:: Raw data ::

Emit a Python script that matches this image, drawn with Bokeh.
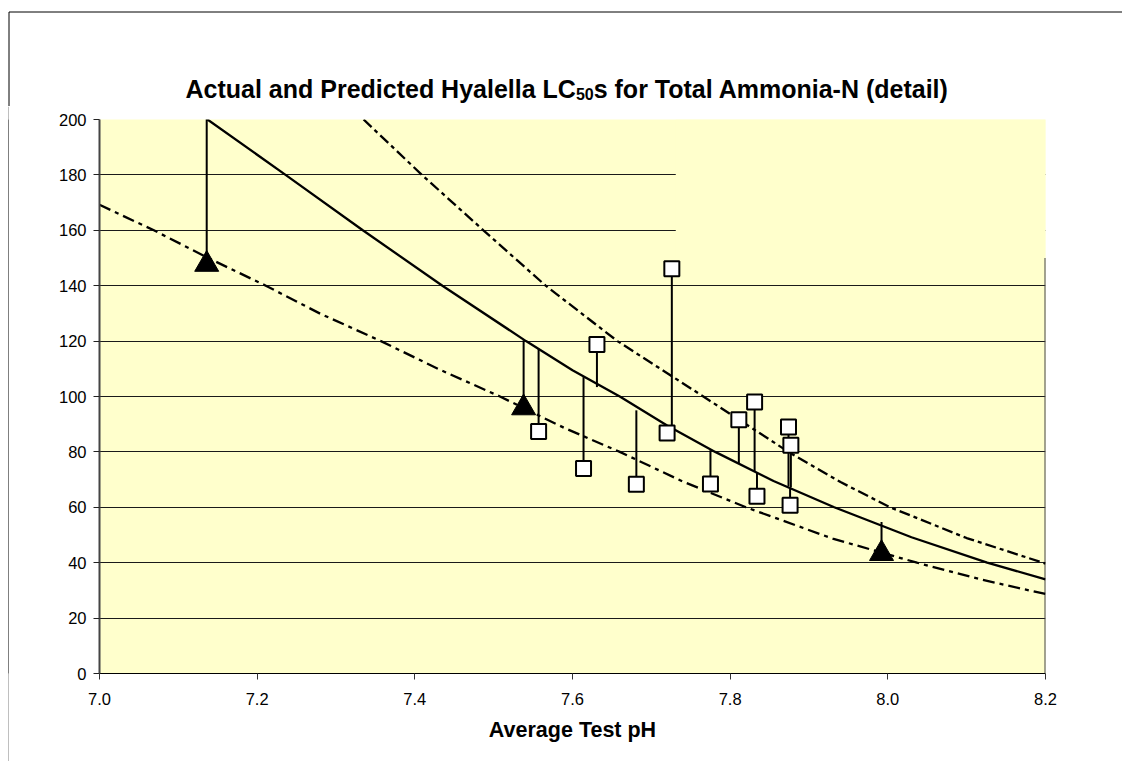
from bokeh.plotting import figure
from bokeh.layouts import column, row
from bokeh.models import FixedTicker, PrintfTickFormatter, Range1d, Spacer
from bokeh.core.properties import value
from bokeh.embed import file_html
from bokeh.resources import INLINE

# ---- measured LC50s (mg/L total ammonia-N) ----
# Triangles: one set of tests; squares: the other set
tri_ph = [7.136, 7.538, 7.992]
tri_actual = [147.7, 95.9, 43.3]
tri_predicted = [201.0, 120.3, 54.7]

sq_ph = [7.557, 7.614, 7.631, 7.681, 7.720, 7.726, 7.775, 7.811, 7.831, 7.834, 7.874, 7.876, 7.877]
sq_actual = [87.4, 74.0, 118.8, 68.3, 86.8, 146.1, 68.4, 91.6, 98.0, 64.0, 89.0, 60.7, 82.4]
sq_predicted = [117.2, 107.0, 103.4, 95.0, 89.5, 88.5, 80.6, 76.0, 72.8, 72.5, 67.5, 67.3, 67.2]

# ---- predicted LC50 curve and its upper / lower bounds ----
pred_ph = [7.137, 7.236, 7.334, 7.435, 7.541, 7.600, 7.660, 7.720, 7.781, 7.855, 7.932, 8.030, 8.126, 8.200]
pred_val = [200.0, 180.0, 160.0, 140.0, 120.0, 109.5, 100.0, 89.5, 80.0, 69.5, 60.0, 49.2, 40.0, 34.0]

upper_ph = [7.335, 7.409, 7.487, 7.566, 7.657, 7.766, 7.874, 7.940, 8.003, 8.100, 8.200]
upper_val = [200.0, 180.0, 160.0, 140.0, 120.0, 100.0, 80.0, 69.1, 60.0, 48.9, 39.7]

lower_ph = [7.000, 7.069, 7.140, 7.211, 7.280, 7.357, 7.430, 7.508, 7.590, 7.660, 7.740,
            7.820, 7.930, 8.037, 8.120, 8.200]
lower_val = [169.2, 160.0, 149.7, 140.0, 129.9, 120.0, 109.9, 100.0, 88.6, 80.0, 69.3,
             60.0, 48.7, 40.0, 33.8, 28.7]

x_ticks = [7.0, 7.2, 7.4, 7.6, 7.8, 8.0, 8.2]
y_ticks = [0, 20, 40, 60, 80, 100, 120, 140, 160, 180, 200]

title_parts = ["Actual and Predicted Hyalella LC", "50", "s for Total Ammonia-N (detail)"]

# empty key area in the upper right of the plot area
key_x0, key_x1, key_y0, key_y1 = 7.731, 8.2, 150, 200

BG = "#FFFFCC"
FONT = "Liberation Sans"
W, H = 1122, 761
TOP_H = 106      # height of the title strip
BORDER_X = 8     # x position of the chart-area left border

# ---------------- title strip (pixel coordinates) ----------------
top = figure(width=W, height=TOP_H, x_range=Range1d(0, W), y_range=Range1d(0, TOP_H),
             output_backend="svg", toolbar_location=None, min_border=0)
top.axis.visible = False
top.grid.visible = False
top.outline_line_color = None
top.background_fill_color = "white"
top.border_fill_color = "white"

# chart-area border: top edge and upper part of the left edge
top.segment(x0=[BORDER_X + 0.5], y0=[TOP_H - 11.5], x1=[W], y1=[TOP_H - 11.5],
            line_color="black", line_width=1)
top.segment(x0=[BORDER_X + 0.5], y0=[0], x1=[BORDER_X + 0.5], y1=[TOP_H - 11.5],
            line_color="black", line_width=1)

title_base = TOP_H - 88
big, small = 25.0, 16.0
w0 = 15.616 * big          # advance of the first part (bold Liberation Sans)
w1 = 1.112 * small         # advance of the subscript
x_start = 185
top.text(x=[x_start], y=[title_base], text=[title_parts[0]], text_font=value(FONT),
         text_font_style="bold", text_font_size=value(f"{big}px"), text_color="black",
         text_align="left", text_baseline="alphabetic")
top.text(x=[x_start + w0], y=[title_base - 5], text=[title_parts[1]], text_font=value(FONT),
         text_font_style="bold", text_font_size=value(f"{small}px"), text_color="black",
         text_align="left", text_baseline="alphabetic")
top.text(x=[x_start + w0 + w1], y=[title_base], text=[title_parts[2]], text_font=value(FONT),
         text_font_style="bold", text_font_size=value(f"{big}px"), text_color="black",
         text_align="left", text_baseline="alphabetic")

# ---------------- left border: a 1px wide all-black figure ----------------
edge = figure(width=1, height=H - TOP_H, x_range=Range1d(0, 1), y_range=Range1d(0, 1),
              output_backend="svg", toolbar_location=None, min_border=0)
edge.axis.visible = False
edge.grid.visible = False
edge.outline_line_color = None
edge.background_fill_color = "black"
edge.border_fill_color = "black"

# ---------------- main plot ----------------
MAIN_W = W - BORDER_X - 1
p = figure(width=MAIN_W, height=H - TOP_H, x_range=(7.0, 8.2), y_range=(0, 200),
           output_backend="svg", toolbar_location=None,
           min_border_left=99 - BORDER_X - 1, min_border_right=77, min_border_top=119 - TOP_H,
           min_border_bottom=88)
p.background_fill_color = BG
p.border_fill_color = "white"
p.outline_line_color = None

p.xaxis.ticker = FixedTicker(ticks=x_ticks)
p.xaxis.formatter = PrintfTickFormatter(format="%.1f")
p.yaxis.ticker = FixedTicker(ticks=y_ticks)
for ax in (p.xaxis[0], p.yaxis[0]):
    ax.major_label_text_font = FONT
    ax.major_label_text_font_size = "16.5px"
    ax.major_label_text_color = "#000000"
    ax.major_tick_out = 6
    ax.major_tick_in = 0
    ax.minor_tick_out = 0
    ax.minor_tick_in = 0
p.xaxis.axis_line_color = "#000000"
p.xaxis.major_tick_line_color = "#333333"
p.yaxis.axis_line_color = "#444444"
p.yaxis.axis_line_width = 2
p.yaxis.major_tick_line_color = "#222222"
p.xaxis.major_label_standoff = 13
p.yaxis.major_label_standoff = 7

p.xaxis.axis_label = "Average Test pH"
p.xaxis.axis_label_text_font = FONT
p.xaxis.axis_label_text_font_style = "bold"
p.xaxis.axis_label_text_font_size = "21.5px"
p.xaxis.axis_label_text_color = "#000000"
p.xaxis.axis_label_standoff = 10

p.xgrid.grid_line_color = None
p.ygrid.grid_line_color = "#1a1a1a"
p.ygrid.grid_line_width = 1

# blank key area hides the gridlines beneath it
p.quad(left=[key_x0], right=[key_x1], bottom=[key_y0], top=[key_y1],
       fill_color=BG, line_color=None)
# right edge of the plot area, below the key area
p.segment(x0=[key_x1], y0=[0], x1=[key_x1], y1=[key_y0], line_color="#444444", line_width=2)

# curves
p.line(upper_ph, upper_val, line_color="black", line_width=2.3, line_dash="11 4 4 4")
p.line(lower_ph, lower_val, line_color="black", line_width=2.3, line_dash="12 5 4 5")
p.line(pred_ph, pred_val, line_color="black", line_width=2.3)

# drop lines from each measured value to its predicted value
p.segment(x0=sq_ph, y0=sq_actual, x1=sq_ph, y1=sq_predicted, line_color="black", line_width=2)
p.segment(x0=tri_ph, y0=tri_actual, x1=tri_ph, y1=tri_predicted, line_color="black", line_width=2)

p.scatter(sq_ph, sq_actual, marker="square", size=15, fill_color="white",
          line_color="black", line_width=2)
p.scatter(tri_ph, tri_actual, marker="triangle", size=24, fill_color="black",
          line_color="black", line_width=1)

layout = column(top, row(Spacer(width=BORDER_X, height=H - TOP_H), edge, p))
open("out.html", "w").write(file_html(layout, INLINE))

:::

Required work - The lines from the start of the data through the line that contains "67.5, 67.3, 67.2]" are to be returned exactly, please, with both ends included and every picture left out.

Expected answer -
Emit a Python script that matches this image, drawn with Bokeh.
from bokeh.plotting import figure
from bokeh.layouts import column, row
from bokeh.models import FixedTicker, PrintfTickFormatter, Range1d, Spacer
from bokeh.core.properties import value
from bokeh.embed import file_html
from bokeh.resources import INLINE

# ---- measured LC50s (mg/L total ammonia-N) ----
# Triangles: one set of tests; squares: the other set
tri_ph = [7.136, 7.538, 7.992]
tri_actual = [147.7, 95.9, 43.3]
tri_predicted = [201.0, 120.3, 54.7]

sq_ph = [7.557, 7.614, 7.631, 7.681, 7.720, 7.726, 7.775, 7.811, 7.831, 7.834, 7.874, 7.876, 7.877]
sq_actual = [87.4, 74.0, 118.8, 68.3, 86.8, 146.1, 68.4, 91.6, 98.0, 64.0, 89.0, 60.7, 82.4]
sq_predicted = [117.2, 107.0, 103.4, 95.0, 89.5, 88.5, 80.6, 76.0, 72.8, 72.5, 67.5, 67.3, 67.2]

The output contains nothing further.